◆ **DIRECTIVE**: Reproduce nothing but the lines from the start of the material through the line that includes "87.5, 88.1, 88.2];", both ends included, and omit every picture.
[Begin DATA ENTRIES]
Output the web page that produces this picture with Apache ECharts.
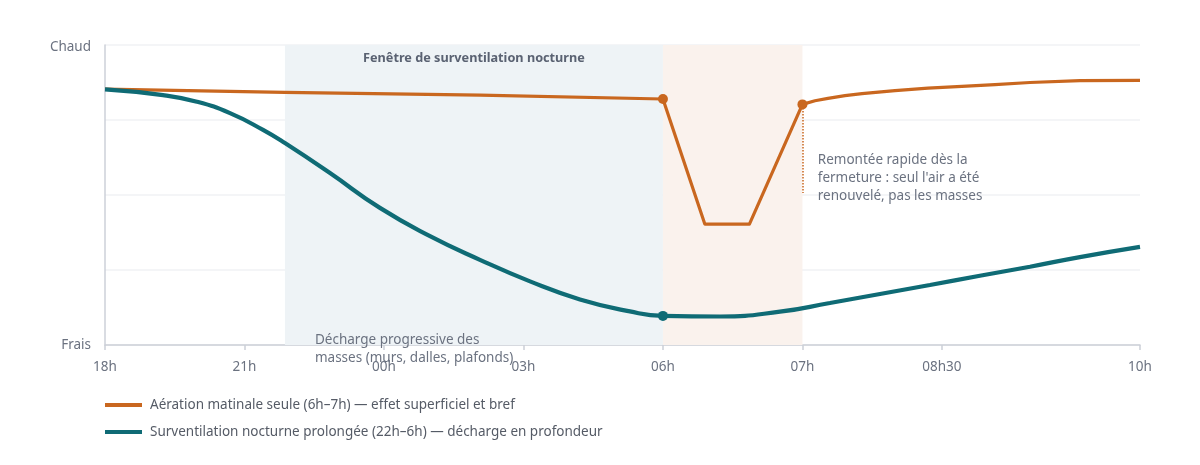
<!DOCTYPE html>
<html>
<head>
<meta charset="utf-8">
<script src="https://cdn.jsdelivr.net/npm/echarts@6/dist/echarts.min.js"></script>
<style>
html,body{margin:0;padding:0;background:#fff;}
#chart{width:1200px;height:465px;}
</style>
</head>
<body>
<div id="chart"></div>
<script>
// axe horizontal : positions des graduations (pas linéaire en heures)
var tickPos = [0, 1, 2, 3, 4, 5, 6, 7.42];
var tickLabels = ['18h', '21h', '00h', '03h', '06h', '07h', '08h30', '10h'];

// aération matinale seule
var morningX = [0, 1.29, 2.69, 4.0, 4.3, 4.62, 5.0, 5.09, 5.183, 5.305, 5.427, 5.663, 5.9, 6.143, 6.38, 6.631, 6.989, 7.42];
var morningY = [85.3, 84.2, 83.3, 82, 40.3, 40.3, 80.2, 81.4, 82.2, 83.1, 83.8, 84.8, 85.6, 86.2, 86.8, 87.5, 88.1, 88.2];

// surventilation nocturne
var nightX = [0, 0.416, 0.659, 0.896, 1.133, 1.29, 1.613, 1.971, 2.33, 2.688, 3.047, 3.405, 3.763, 4.0,
              4.409, 4.839, 5.197, 5.556, 5.914, 6.272, 6.631, 6.989, 7.42];
var nightY = [85.2, 83.3, 81.1, 77.3, 71.7, 67.3, 57.3, 45.7, 36.3, 28.4, 21.2, 15.2, 11.2, 9.7,
              9.5, 11.1, 14, 17, 20, 23.1, 26.1, 29.3, 32.7];

// points marqués (06h, 07h)
var morningDots = [4.0, 5.0];
var nightDots = [4.0];

// fenêtres
var nightWindow = [1.29, 4.0];
var morningWindow = [4.0, 5.0];

var orange = '#c9671f';
var teal = '#0f6b75';
var greyText = '#6b7280';
var fontName = 'Noto Sans';
var fs = 13.5;

function buildData(xs, ys, dots, size) {
    var out = [];
    for (var i = 0; i < xs.length; i++) {
        var item = {value: [xs[i], ys[i]]};
        if (dots.indexOf(xs[i]) >= 0) {
            item.symbol = 'circle';
            item.symbolSize = size;
        }
        out.push(item);
    }
    return out;
}

var chart = echarts.init(document.getElementById('chart'), null, {renderer: 'canvas'});

var option = {
    animation: false,
    textStyle: {fontFamily: fontName},
    grid: {left: 105, right: 60, top: 45, bottom: 120, containLabel: false},
    legend: {
        orient: 'vertical',
        left: 100,
        top: 393,
        itemGap: 13,
        itemWidth: 37,
        itemHeight: 4,
        icon: 'rect',
        textStyle: {color: '#555b66', fontSize: fs, fontFamily: fontName, padding: [0, 0, 0, 3]},
        data: ['Aération matinale seule (6h–7h) — effet superficiel et bref',
               'Surventilation nocturne prolongée (22h–6h) — décharge en profondeur']
    },
    xAxis: {
        type: 'value',
        min: 0,
        max: tickPos[tickPos.length - 1],
        axisLine: {show: true, lineStyle: {color: '#ccd0d8', width: 1.5}},
        axisTick: {show: true, length: 5, customValues: tickPos, lineStyle: {color: '#ccd0d8', width: 1.5}},
        axisLabel: {
            customValues: tickPos,
            color: greyText,
            fontSize: fs,
            margin: 15,
            formatter: function (v) {
                for (var i = 0; i < tickPos.length; i++) {
                    if (Math.abs(tickPos[i] - v) < 1e-6) return tickLabels[i];
                }
                return '';
            }
        },
        splitLine: {show: false}
    },
    yAxis: {
        type: 'value',
        min: 0,
        max: 100,
        interval: 25,
        axisLine: {show: true, lineStyle: {color: '#ccd0d8', width: 1.5}},
        axisTick: {show: false},
        axisLabel: {
            color: greyText,
            fontSize: fs,
            margin: 14,
            formatter: function (v) {
                if (v == 0) return 'Frais';
                if (v == 100) return '{t|Chaud}';
                return '';
            },
            rich: {t: {color: greyText, fontSize: fs, fontFamily: fontName, padding: [4, 0, 0, 0]}}
        },
        splitLine: {lineStyle: {color: '#f1f2f4', width: 1.5}}
    },
    series: [
        {
            name: 'Aération matinale seule (6h–7h) — effet superficiel et bref',
            type: 'line',
            symbol: 'none',
            z: 3,
            color: orange,
            lineStyle: {color: orange, width: 3.2, join: 'round'},
            itemStyle: {color: orange},
            data: buildData(morningX, morningY, morningDots, 10),
            markArea: {
                silent: true,
                data: [
                    [{xAxis: nightWindow[0], itemStyle: {color: '#eef3f6'},
                      label: {show: true, position: 'insideTop', distance: 7, color: '#5a6272',
                              fontWeight: 'bold', fontSize: 12.7, fontFamily: fontName,
                              formatter: 'Fenêtre de surventilation nocturne'}},
                     {xAxis: nightWindow[1]}],
                    [{xAxis: morningWindow[0], itemStyle: {color: '#faf2ed'}, label: {show: false}},
                     {xAxis: morningWindow[1]}]
                ]
            },
            markLine: {
                silent: true,
                symbol: 'none',
                label: {show: false},
                lineStyle: {color: orange, type: 'dotted', width: 1.5},
                data: [[{coord: [5.0, 79]}, {coord: [5.0, 50.7]}]]
            }
        },
        {
            name: 'Surventilation nocturne prolongée (22h–6h) — décharge en profondeur',
            type: 'line',
            symbol: 'none',
            smooth: 0.5,
            z: 4,
            color: teal,
            lineStyle: {color: teal, width: 4.2},
            itemStyle: {color: teal},
            data: buildData(nightX, nightY, nightDots, 10)
        }
    ]
};
chart.setOption(option);

// textes d'annotation, placés en coordonnées de données
var notes = [
    {x: 1.505, y: 4.7, text: 'Décharge progressive des\nmasses (murs, dalles, plafonds)'},
    {x: 5.11, y: 64.7, text: 'Remontée rapide dès la\nfermeture : seul l\'air a été\nrenouvelé, pas les masses'}
];
var elements = [];
for (var k = 0; k < notes.length; k++) {
    var p = chart.convertToPixel({gridIndex: 0}, [notes[k].x, notes[k].y]);
    elements.push({
        type: 'text',
        x: p[0],
        y: p[1],
        z: 10,
        style: {
            text: notes[k].text,
            fill: greyText,
            font: fs + 'px ' + fontName,
            lineHeight: 18,
            textAlign: 'left',
            textVerticalAlign: 'top'
        }
    });
}
chart.setOption({graphic: {elements: elements}});
</script>
</body>
</html>
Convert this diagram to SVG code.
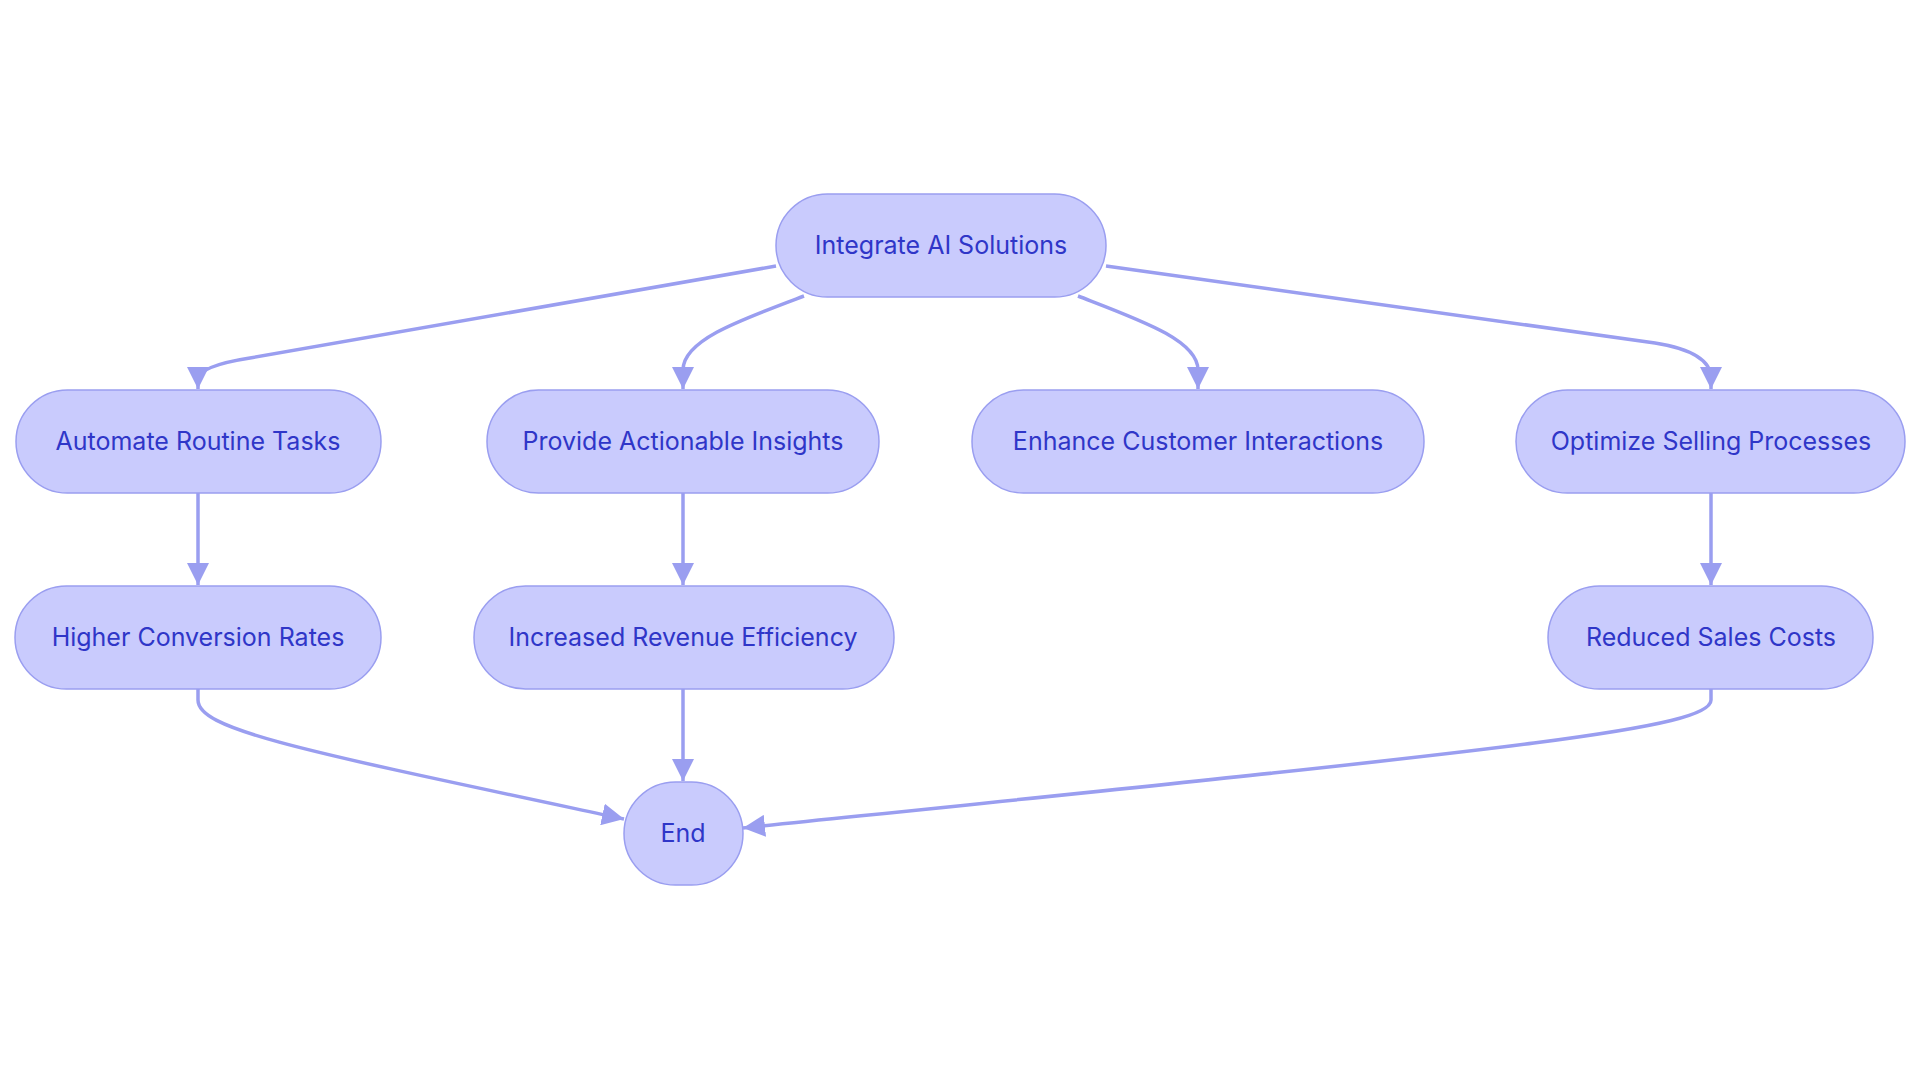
<svg xmlns="http://www.w3.org/2000/svg" width="1920" height="1083" viewBox="0 0 1920 1083">
<style>
.n rect{fill:#c9cbfd;stroke:#9a9ef0;stroke-width:1.5}
.n text{font-family:Inter,"Noto Sans",sans-serif;font-size:25px;fill:#2f36c8;text-anchor:middle;dominant-baseline:central}
.e path{fill:none;stroke:#9a9ef0;stroke-width:3.5;marker-end:url(#a)}
</style>
<defs><marker id="a" markerUnits="userSpaceOnUse" viewBox="0 0 20 20" refX="20" refY="10" markerWidth="22" markerHeight="22" orient="auto"><path d="M0,0 L20,10 L0,20 z" fill="#9a9ef0"/></marker></defs>
<rect width="1920" height="1083" fill="#fff"/>
<g class="e">
<path d="M776,266 L250,358 Q198,366 198,380 L198,389"/>
<path d="M804,296 C740,320 683,340 683,370 L683,389"/>
<path d="M1078,296 C1140,320 1198,340 1198,370 L1198,389"/>
<path d="M1106,266 L1655,343 Q1711,352 1711,378 L1711,389"/>
<path d="M198,493 L198,585"/>
<path d="M683,493 L683,585"/>
<path d="M1711,493 L1711,585"/>
<path d="M683,689 L683,781"/>
<path d="M198,689 L198,700 C198,730 300,750 624,819"/>
<path d="M1711,689 L1711,700 C1711,730 1500,750 743,828"/>
</g>
<g class="n" id="n1"><rect x="776" y="194" width="330" height="103" rx="51.5"/><text x="941" y="245">Integrate AI Solutions</text></g>
<g class="n" id="n2"><rect x="16" y="390" width="365" height="103" rx="51.5"/><text x="198" y="441">Automate Routine Tasks</text></g>
<g class="n" id="n3"><rect x="487" y="390" width="392" height="103" rx="51.5"/><text x="683" y="441">Provide Actionable Insights</text></g>
<g class="n" id="n4"><rect x="972" y="390" width="452" height="103" rx="51.5"/><text x="1198" y="441">Enhance Customer Interactions</text></g>
<g class="n" id="n5"><rect x="1516" y="390" width="389" height="103" rx="51.5"/><text x="1711" y="441">Optimize Selling Processes</text></g>
<g class="n" id="n6"><rect x="15" y="586" width="366" height="103" rx="51.5"/><text x="198" y="637">Higher Conversion Rates</text></g>
<g class="n" id="n7"><rect x="474" y="586" width="420" height="103" rx="51.5"/><text x="683" y="637">Increased Revenue Efficiency</text></g>
<g class="n" id="n8"><rect x="1548" y="586" width="325" height="103" rx="51.5"/><text x="1711" y="637">Reduced Sales Costs</text></g>
<g class="n" id="n9"><rect x="624" y="782" width="119" height="103" rx="51.5"/><text x="683" y="833">End</text></g>
</svg>
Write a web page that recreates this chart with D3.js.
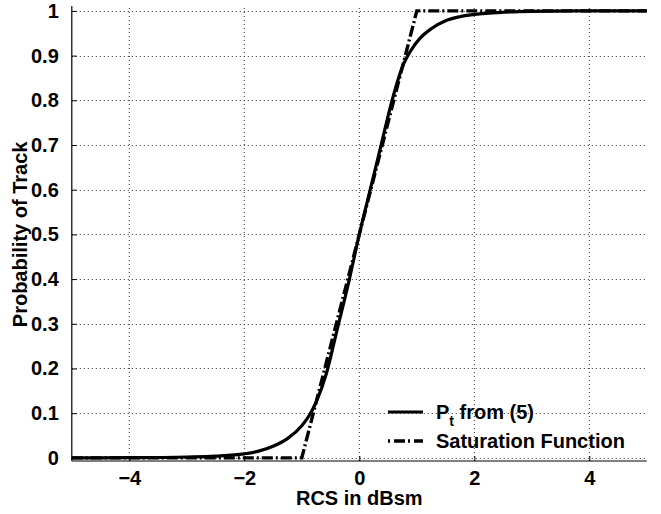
<!DOCTYPE html>
<html>
<head>
<meta charset="utf-8">
<script src="https://cdn.jsdelivr.net/npm/d3@7"></script>
<style>
  html, body { margin: 0; padding: 0; background: #fff; }
  svg { display: block; }
  text { font-family: "Liberation Sans", Arial, Helvetica, sans-serif; font-weight: bold; fill: #000; }
</style>
</head>
<body>
<svg id="chart" width="661" height="514"></svg>
<script>
// ---- data ----
const xTicks = [-4, -2, 0, 2, 4];
const xTickLabels = ["\u22124", "\u22122", "0", "2", "4"];
const yTicks = [0, 0.1, 0.2, 0.3, 0.4, 0.5, 0.6, 0.7, 0.8, 0.9, 1];
const yTickLabels = ["0", "0.1", "0.2", "0.3", "0.4", "0.5", "0.6", "0.7", "0.8", "0.9", "1"];

// P_t from (5)
const ptX = [-5, -4, -3, -2.5, -2, -1.75, -1.5, -1.25, -1, -0.86, -0.75, -0.57, -0.38, -0.19, 0, 0.19, 0.38, 0.57, 0.75, 0.9, 1.05, 1.25, 1.5, 1.75, 2, 2.5, 3, 4, 5];
const ptY = [0, 0.0004, 0.002, 0.004, 0.009, 0.015, 0.026, 0.043, 0.072, 0.097, 0.125, 0.19, 0.29, 0.39, 0.5, 0.6, 0.7, 0.8, 0.875, 0.912, 0.938, 0.96, 0.978, 0.987, 0.992, 0.997, 0.999, 1, 1];

// Saturation function
const satX = [-5, -1, 1, 5];
const satY = [0, 0, 1, 1];

const seriesNames = ["P", "Saturation Function"];

// ---- layout ----
const svg = d3.select("#chart");
const x = d3.scaleLinear().domain([-5, 5]).range([71.8, 646.8]);
const y = d3.scaleLinear().domain([-0.007, 1.011]).range([461, 6]);

// grid
const grid = svg.append("g");
grid.selectAll("line.v").data(xTicks).enter().append("line")
  .attr("x1", d => x(d)).attr("x2", d => x(d))
  .attr("y1", y.range()[0]).attr("y2", y.range()[1])
  .attr("stroke", "#333").attr("stroke-width", 1).attr("stroke-dasharray", "1,3");
grid.selectAll("line.h").data(yTicks).enter().append("line")
  .attr("x1", x.range()[0]).attr("x2", x.range()[1])
  .attr("y1", d => Math.round(y(d)) + 0.5).attr("y2", d => Math.round(y(d)) + 0.5)
  .attr("stroke", "#333").attr("stroke-width", 1).attr("stroke-dasharray", "1,3");

// axes (MATLAB style, inward ticks)
const yAxis = d3.axisLeft(y).tickValues(yTicks).tickSize(-5).tickPadding(13)
  .tickFormat((d, i) => yTickLabels[i]);
const gy = svg.append("g").attr("transform", `translate(${x.range()[0]},0)`).call(yAxis);
const xAxis = d3.axisBottom(x).tickValues(xTicks).tickSize(-5).tickPadding(10)
  .tickFormat((d, i) => xTickLabels[i]);
const gx = svg.append("g").attr("transform", `translate(0,${y.range()[0]})`).call(xAxis);
[gx, gy].forEach(g => {
  g.select(".domain").attr("stroke", "#000").attr("stroke-width", 1.2);
  g.selectAll(".tick line").attr("stroke", "#000");
  g.selectAll(".tick text").style("font-size", "20px").style("font-weight", "bold")
    .style("font-family", '"Liberation Sans", Arial, sans-serif');
});
gy.select(".domain").attr("d", `M0,${y.range()[0]}V${y.range()[1]}`);
gx.select(".domain").attr("d", `M${x.range()[0]},0H${x.range()[1]}`);

// lines
const ptData = ptX.map((v, i) => [v, ptY[i]]);
const satData = satX.map((v, i) => [v, satY[i]]);

svg.append("path").datum(ptData)
  .attr("d", d3.line().x(d => x(d[0])).y(d => y(d[1])).curve(d3.curveMonotoneX))
  .attr("fill", "none").attr("stroke", "#000").attr("stroke-width", 3.2);
svg.append("path").datum(satData)
  .attr("d", d3.line().x(d => x(d[0])).y(d => y(d[1])).curve(d3.curveLinear))
  .attr("fill", "none").attr("stroke", "#000").attr("stroke-width", 3.4)
  .attr("stroke-dasharray", "11,3,2,3");

// axis titles
svg.append("text").attr("x", (x.range()[0] + x.range()[1]) / 2).attr("y", 505)
  .attr("text-anchor", "middle").style("font-size", "20px").text("RCS in dBsm");
svg.append("text")
  .attr("transform", `translate(27,${(y(0) + y(1)) / 2}) rotate(-90)`)
  .attr("text-anchor", "middle").style("font-size", "20px").text("Probability of Track");

// legend (transparent, no box)
const lg = svg.append("g");
lg.append("line").attr("x1", 388).attr("x2", 423).attr("y1", 412).attr("y2", 412)
  .attr("stroke", "#000").attr("stroke-width", 3);
lg.append("line").attr("x1", 388).attr("x2", 423).attr("y1", 441).attr("y2", 441)
  .attr("stroke", "#000").attr("stroke-width", 3.4).attr("stroke-dasharray", "2,4,11,3");
const t1 = lg.append("text").attr("x", 436).attr("y", 419).style("font-size", "20px");
t1.append("tspan").text(seriesNames[0]);
t1.append("tspan").attr("dy", 7).style("font-size", "14px").text("t");
t1.append("tspan").attr("dy", -7).text(" from (5)");
lg.append("text").attr("x", 436).attr("y", 448).style("font-size", "20px").text(seriesNames[1]);
</script>
</body>
</html>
[End DATA ENTRIES]
◆ **TASK RESULT**:
Output the web page that produces this picture with Apache ECharts.
<!DOCTYPE html>
<html>
<head>
<meta charset="utf-8">
<script src="https://cdn.jsdelivr.net/npm/echarts@6/dist/echarts.min.js"></script>
<style>
html,body{margin:0;padding:0;background:#fff;}
#chart{width:1200px;height:465px;}
</style>
</head>
<body>
<div id="chart"></div>
<script>
// axe horizontal : positions des graduations (pas linéaire en heures)
var tickPos = [0, 1, 2, 3, 4, 5, 6, 7.42];
var tickLabels = ['18h', '21h', '00h', '03h', '06h', '07h', '08h30', '10h'];

// aération matinale seule
var morningX = [0, 1.29, 2.69, 4.0, 4.3, 4.62, 5.0, 5.09, 5.183, 5.305, 5.427, 5.663, 5.9, 6.143, 6.38, 6.631, 6.989, 7.42];
var morningY = [85.3, 84.2, 83.3, 82, 40.3, 40.3, 80.2, 81.4, 82.2, 83.1, 83.8, 84.8, 85.6, 86.2, 86.8, 87.5, 88.1, 88.2];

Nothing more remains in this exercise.